=== Provided data ===

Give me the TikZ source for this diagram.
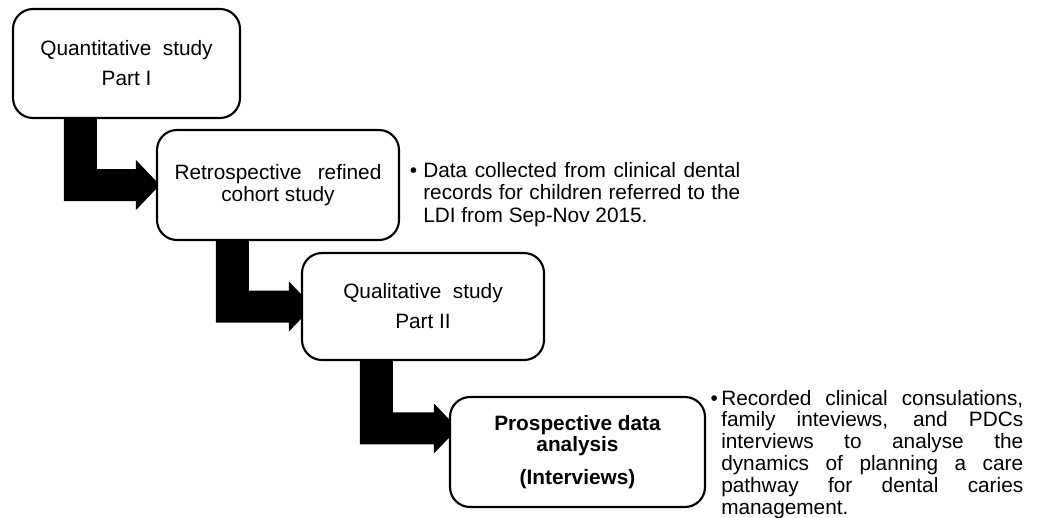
\documentclass[tikz,border=0pt]{standalone}
\usepackage{fontspec}
\setmainfont{Liberation Sans}
\usetikzlibrary{calc}

\pgfdeclarelayer{paper}
\pgfdeclarelayer{arrows}
\pgfsetlayers{paper,arrows,main}

\tikzset{
  stage/.style={draw=black, line width=1.6pt, rounded corners=15pt, fill=white,
    align=center, inner sep=0pt, font=\fontsize{15.6}{22.5}\selectfont},
  blockarrow/.style={fill=black},
  note/.style={inner sep=0pt, anchor=base west}
}

% L-shaped block arrow: #1 source node, #2 shaft offset from its left edge,
% #3 target point, #4 distance of the head base before the target
\newcommand{\bentarrow}[4]{%
  \fill[blockarrow] let \p1=(#1.south west), \p2=#3 in
    (\x1+#2, \y1+4pt) -- (\x1+#2, \y2-12pt) -- (\x2-#4, \y2-12pt)
    -- (\x2-#4, \y2-18.75pt) -- (\x2-#4+18pt, \y2) -- (\x2-#4, \y2+18.75pt)
    -- (\x2-#4, \y2+12pt) -- (\x1+#2+24.75pt, \y2+12pt)
    -- (\x1+#2+24.75pt, \y1+4pt) -- cycle;}

\begin{document}
\begin{tikzpicture}[x=0.75pt, y=-0.75pt]
  \path[use as bounding box] (0,0) rectangle (1040,518);
  \begin{pgfonlayer}{paper}
    \fill[white] (0,0) rectangle (1040,518);
  \end{pgfonlayer}

  % study stages
  \node[stage, minimum width=170.25pt, minimum height=81.75pt] (q1) at (126.5,63.5)
    {Quantitative\hspace{8.6pt}study\\Part I};
  \node[stage, minimum width=181.5pt, minimum height=82.5pt,
        font=\fontsize{15.6}{16.3}\selectfont] (r2) at (278,185)
    {Retrospective\hspace{12pt}refined\\cohort study};
  \node[stage, minimum width=181.5pt, minimum height=80.25pt] (q2) at (423,306.5)
    {Qualitative\hspace{8.6pt}study\\Part II};
  \node[stage, minimum width=191.25pt, minimum height=82.5pt,
        font=\fontsize{15.6}{15.75}\selectfont\bfseries] (p4) at (577.5,452)
    {Prospective data\\analysis\\[9pt](Interviews)};

  % descriptions
  \node[note, font=\fontsize{15.6}{16.9}\selectfont] (n1) at (423,177)
    {\parbox[t]{237.75pt}{\leavevmode\llap{•\hspace{4.5pt}}%
      \makebox[\linewidth][s]{Data collected from clinical dental}\\
      \makebox[\linewidth][s]{records for children referred to the}\\
      LDI from Sep-Nov 2015.}};
  \node[note, font=\fontsize{15.6}{16.35}\selectfont] (n2) at (721,405)
    {\parbox[t]{226.5pt}{\leavevmode\llap{•\hspace{2.5pt}}%
      \makebox[\linewidth][s]{Recorded clinical consulations,}\\
      \makebox[\linewidth][s]{family inteviews, and PDCs}\\
      \makebox[\linewidth][s]{interviews to analyse the}\\
      \makebox[\linewidth][s]{dynamics of planning a care}\\
      \makebox[\linewidth][s]{pathway for dental caries}\\
      management.}};

  % flow arrows between the stages
  \begin{pgfonlayer}{arrows}
    \bentarrow{q1}{39pt}{(r2.west)}{15pt}
    \bentarrow{r2}{45pt}{(q2.west)}{9pt}
    \bentarrow{q2}{44.25pt}{($(p4.north west)!0.29!(p4.south west)$)}{11.25pt}
  \end{pgfonlayer}
\end{tikzpicture}
\end{document}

===

_What is required_: Take the listing above and restate it word for word, without its pictures.

_Final result_:
Give me the TikZ source for this diagram.
\documentclass[tikz,border=0pt]{standalone}
\usepackage{fontspec}
\setmainfont{Liberation Sans}
\usetikzlibrary{calc}

\pgfdeclarelayer{paper}
\pgfdeclarelayer{arrows}
\pgfsetlayers{paper,arrows,main}

\tikzset{
  stage/.style={draw=black, line width=1.6pt, rounded corners=15pt, fill=white,
    align=center, inner sep=0pt, font=\fontsize{15.6}{22.5}\selectfont},
  blockarrow/.style={fill=black},
  note/.style={inner sep=0pt, anchor=base west}
}

% L-shaped block arrow: #1 source node, #2 shaft offset from its left edge,
% #3 target point, #4 distance of the head base before the target
\newcommand{\bentarrow}[4]{%
  \fill[blockarrow] let \p1=(#1.south west), \p2=#3 in
    (\x1+#2, \y1+4pt) -- (\x1+#2, \y2-12pt) -- (\x2-#4, \y2-12pt)
    -- (\x2-#4, \y2-18.75pt) -- (\x2-#4+18pt, \y2) -- (\x2-#4, \y2+18.75pt)
    -- (\x2-#4, \y2+12pt) -- (\x1+#2+24.75pt, \y2+12pt)
    -- (\x1+#2+24.75pt, \y1+4pt) -- cycle;}

\begin{document}
\begin{tikzpicture}[x=0.75pt, y=-0.75pt]
  \path[use as bounding box] (0,0) rectangle (1040,518);
  \begin{pgfonlayer}{paper}
    \fill[white] (0,0) rectangle (1040,518);
  \end{pgfonlayer}

  % study stages
  \node[stage, minimum width=170.25pt, minimum height=81.75pt] (q1) at (126.5,63.5)
    {Quantitative\hspace{8.6pt}study\\Part I};
  \node[stage, minimum width=181.5pt, minimum height=82.5pt,
        font=\fontsize{15.6}{16.3}\selectfont] (r2) at (278,185)
    {Retrospective\hspace{12pt}refined\\cohort study};
  \node[stage, minimum width=181.5pt, minimum height=80.25pt] (q2) at (423,306.5)
    {Qualitative\hspace{8.6pt}study\\Part II};
  \node[stage, minimum width=191.25pt, minimum height=82.5pt,
        font=\fontsize{15.6}{15.75}\selectfont\bfseries] (p4) at (577.5,452)
    {Prospective data\\analysis\\[9pt](Interviews)};

  % descriptions
  \node[note, font=\fontsize{15.6}{16.9}\selectfont] (n1) at (423,177)
    {\parbox[t]{237.75pt}{\leavevmode\llap{•\hspace{4.5pt}}%
      \makebox[\linewidth][s]{Data collected from clinical dental}\\
      \makebox[\linewidth][s]{records for children referred to the}\\
      LDI from Sep-Nov 2015.}};
  \node[note, font=\fontsize{15.6}{16.35}\selectfont] (n2) at (721,405)
    {\parbox[t]{226.5pt}{\leavevmode\llap{•\hspace{2.5pt}}%
      \makebox[\linewidth][s]{Recorded clinical consulations,}\\
      \makebox[\linewidth][s]{family inteviews, and PDCs}\\
      \makebox[\linewidth][s]{interviews to analyse the}\\
      \makebox[\linewidth][s]{dynamics of planning a care}\\
      \makebox[\linewidth][s]{pathway for dental caries}\\
      management.}};

  % flow arrows between the stages
  \begin{pgfonlayer}{arrows}
    \bentarrow{q1}{39pt}{(r2.west)}{15pt}
    \bentarrow{r2}{45pt}{(q2.west)}{9pt}
    \bentarrow{q2}{44.25pt}{($(p4.north west)!0.29!(p4.south west)$)}{11.25pt}
  \end{pgfonlayer}
\end{tikzpicture}
\end{document}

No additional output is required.